4・5歳の子どもは好奇心のかたまりだ。何か新しいものはないかと、いつも精力的にうろつき回っている。また、絶えず大人に質問し知識の吸収にも余念がない。そして、自分の知識と異なる体験をすると、一瞬たじろぐが、すぐに謎の解明に奔走する。また、大人の仲間入りをしようと、テーブルマナーなどの社会ルールの習熟に躍起となる。・・・だが、多くの人間は、しだいに学習意欲を失ってしまう。なぜなのだろうか。
ここでデシの登場となる。1971年、このときデシ、若干29歳。「報酬は意欲を下げる」という常識をゆさぶる研究結果を発表した。「報酬は意欲を高める」というのが、それまでの常識であった。デシの実験の概略はこうである。

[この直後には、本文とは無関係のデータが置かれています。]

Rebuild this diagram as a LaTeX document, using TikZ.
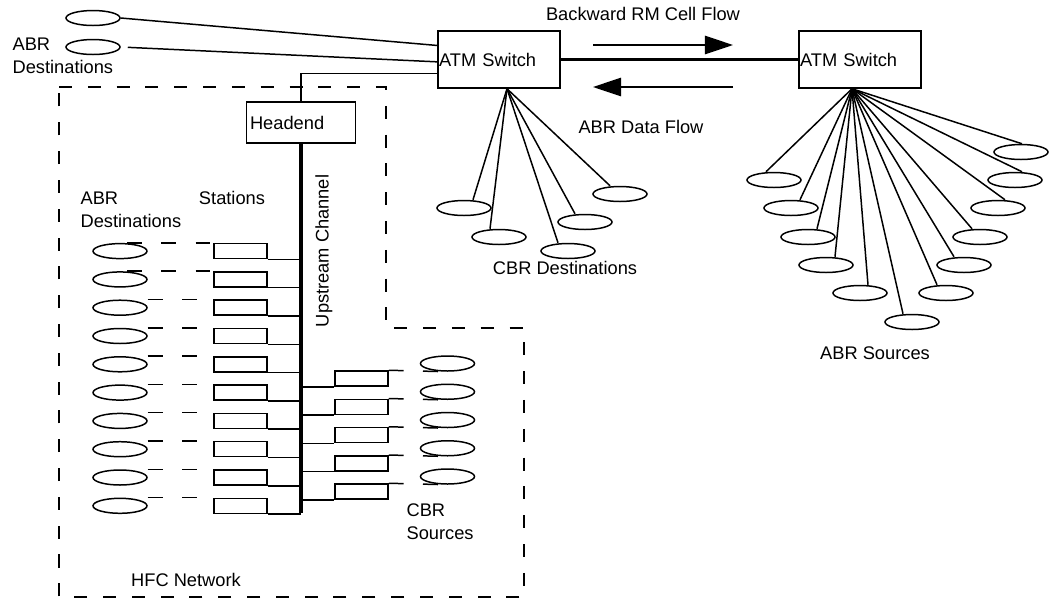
\documentclass[tikz,border=0pt]{standalone}
\usepackage{fontspec}
\setmainfont{Liberation Sans}
\usetikzlibrary{shapes.geometric}
\usetikzlibrary{arrows.meta}
\usetikzlibrary{calc}

\tikzset{
    endpt/.style = {draw, ellipse, minimum width=1.08cm, minimum height=0.3cm, inner sep=0pt},
    stnbox/.style = {draw, rectangle, minimum width=1.06cm, minimum height=0.3cm, inner sep=0pt},
    atmbox/.style = {draw, rectangle, minimum width=2.44cm, minimum height=1.14cm, text width=2.4cm, align=left, inner sep=0.5pt},
    linkdash/.style = {dash pattern=on 8.5pt off 11pt},
    flow/.style = {-{Triangle[length=16pt, width=10.5pt]}}
}

\begin{document}
\begin{tikzpicture} [x = 0.02cm, y = -0.02cm, line width = 0.85pt, font = \fontsize{10.4}{13}\selectfont]

    \useasboundingbox (0,0) rectangle (1049,600);

    % the two switches and the trunk between them
    \node [atmbox] (sw1) at (499,59.5) {ATM Switch};
    \node [atmbox] (sw2) at (860,59.5) {ATM Switch};
    \draw [line width = 1.8pt] (sw1.east) -- (sw2.west);

    \coordinate (bwa) at (593,45);
    \coordinate (bwb) at (733,45);
    \coordinate (fwa) at (733,87);
    \coordinate (fwb) at (593,87);
    \draw [flow] (bwa) -- (bwb);
    \draw [flow] (fwa) -- (fwb);
    \node at (643,14) {Backward RM Cell Flow};
    \node at (641,127) {ABR Data Flow};

    % ABR destinations hanging off the first switch
    \node [endpt] (top1) at (93,18) {};
    \node [endpt] (top2) at (93,47) {};
    \node [align = left, anchor = west] at (6,55.5) {ABR\\Destinations};
    \draw (top1.east) -- ($(sw1.north west)!0.26!(sw1.south west)$);
    \draw [shorten <= 4pt] (top2.east) -- ($(sw1.north west)!0.54!(sw1.south west)$);

    % headend and upstream channel
    \node [draw, minimum width = 2.12cm, minimum height = 0.82cm, text width = 2.04cm, align = left, inner sep = 2pt] (he) at (301,122.5) {Headend};
    \draw (he.north) |- ($(sw1.south west)!0.26!(sw1.north west)$);
    \coordinate (upend) at (301,513);
    \draw [line width = 1.8pt] (he.south) -- (upend);
    \node [rotate = 90] at (324,251) {Upstream Channel};

    % HFC network border
    \draw [dash pattern = on 7.4pt off 9pt] (59,87) -- (386,87) -- (386,328) -- (524,328) -- (524,597) -- (59,597) -- cycle;

    % stations with ABR destinations
    \foreach \k in {0,...,9} {
        \node [endpt] (d\k) at (120, {251.1+28.3*\k}) {};
        \node [stnbox] (s\k) at (240.5, {251.1+28.3*\k}) {};
        \draw (s\k.south east) -- (s\k.south east -| upend);
    }
    \foreach \k in {0,1} {
        \draw [linkdash] ($(d\k.north)+(7,0)$) -- (s\k.north west);
    }
    \foreach \k in {2,...,9} {
        \draw [linkdash] (d\k.east |- d\k.north) -- (s\k.north west);
    }
    \node [align = left, anchor = west] at (74,210) {ABR\\Destinations};
    \node at (232,198) {Stations};

    % stations with CBR sources
    \foreach \k in {0,...,4} {
        \node [stnbox] (c\k) at (361.5, {378.5+28.25*\k}) {};
        \node [endpt] (cs\k) at (447.5, {363.5+28.25*\k}) {};
        \draw (c\k.south west -| upend) -- (c\k.south west);
        \draw [linkdash] (c\k.north east) -- (cs\k.south);
    }
    \node [align = left, anchor = west] at (400,521.5) {CBR\\Sources};
    \node at (186,580) {HFC Network};

    % CBR destinations
    \coordinate (fan1) at ($(sw1.south)+(8,0)$);
    \foreach \x/\y/\dx [count=\i] in {464/208/9, 499/237/-9, 568/251/-10, 585/222/-10, 620/194/-10} {
        \node [endpt] (cd\i) at (\x,\y) {};
        \draw (fan1) -- ($(cd\i.north)+(\dx,0)$);
    }
    \node at (565,268) {CBR Destinations};

    % ABR sources
    \coordinate (fan2) at ($(sw2.south)+(-8,0)$);
    \foreach \x/\y/\dx [count=\i] in {774/180/-8, 791/208/9, 808/237/9, 826/265/9, 860/293/8, 912/322/-9,
                                       946/293/-9, 964/265/-10, 980/237/-8, 998/208/7, 1015/180/7, 1021/152/1} {
        \node [endpt] (as\i) at (\x,\y) {};
        \draw (fan2) -- ($(as\i.north)+(\dx,0)$);
    }
    \node at (875,353) {ABR Sources};

\end{tikzpicture}
\end{document}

実験の参加者は大学生。それを2つのグループに分けた。学生には、当時、流行していたソマというパズルを課題として与えた。休憩の8分間をはさんで、30分間の課題を2回遂行した。
ソマと言っても知る人はいないだろう。大きめのレゴブロックをイメージして欲しい。7種類のブロックを組み合わせて、飛行機、犬などの図示された立体モデルを作る。これがソマパズルだ。学生には、5種類のモデルが用意された。
1回目はウォーミングアップだ。学生の熱中ぶりを確かめた。2回目が本番だ。1つのグループには、正解に対して金銭的報酬が支払われた。もう1つのグループには、報酬は支払われなかった。

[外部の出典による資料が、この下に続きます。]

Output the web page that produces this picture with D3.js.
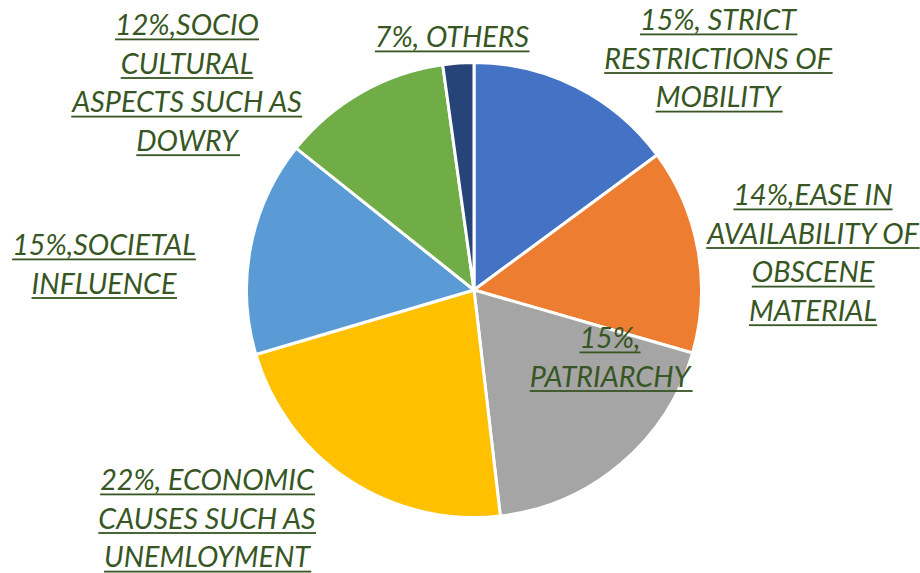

さて、肝心の意欲は次のように測られた。ここにデシの天才が見える。
課題終了後、教室の外に移動したデシは、学生が引き続きソマパズルに従事する時間をワンウェイミラー越しに計った。2回目の課題終了後も、もっともらしい口実をもうけて測定した。実験室には雑誌が用意されていた。「タイム」や「ニューヨーカー」などの他「プレイボーイ」も用意されていたとか。学生にとっては、いずれの8分間も自由な時間だ。雑誌を眺めていても、ぼーっとしていてもよかった。そんなときに、引き続き課題を必死に解くことは、その活動に対する意欲が高いことを意味する。例えば、休憩時間に、授業の復習をしている学生がいたら「意欲的だな」と感心するだろう。デシもそう考えたのだ。
結果はこうだ。報酬のないグループに変化はなかった。しかし、報酬が支払われたグループでは、パズル解きに費やす時間が減ってしまった。「報酬は意欲を下げる」というデシの仮説は証明されたのだ。
その後、そんなはずはないと、膨大な実験が繰り返された。対象を変え、課題を変え、報酬の中身を変え・・・。それらの結果の多くはデシの主張を支持していた。さらに、報酬以外にも意欲を下げるものが次々に見つかった。次のようなものが見つかっている。括弧の数字は発表された年代だ。
外的報酬(1971) 罰による脅迫(1972) 監視・監督(1975) 期限の設定(1976) 課題の割り当て(1978) 目標の押しつけ(1980) 評価の予告(1982) 否定的フィードバック(1984) 指示命令(1993) 競争(1996)
実験計画法を使って丹念に調べられた! 30年もかかった!!
さてさて,報酬は本当に意欲を下げてしまうのだろうか?その後も研究は続いた。自己決定理論の概要については次の機会に紹介することにしよう。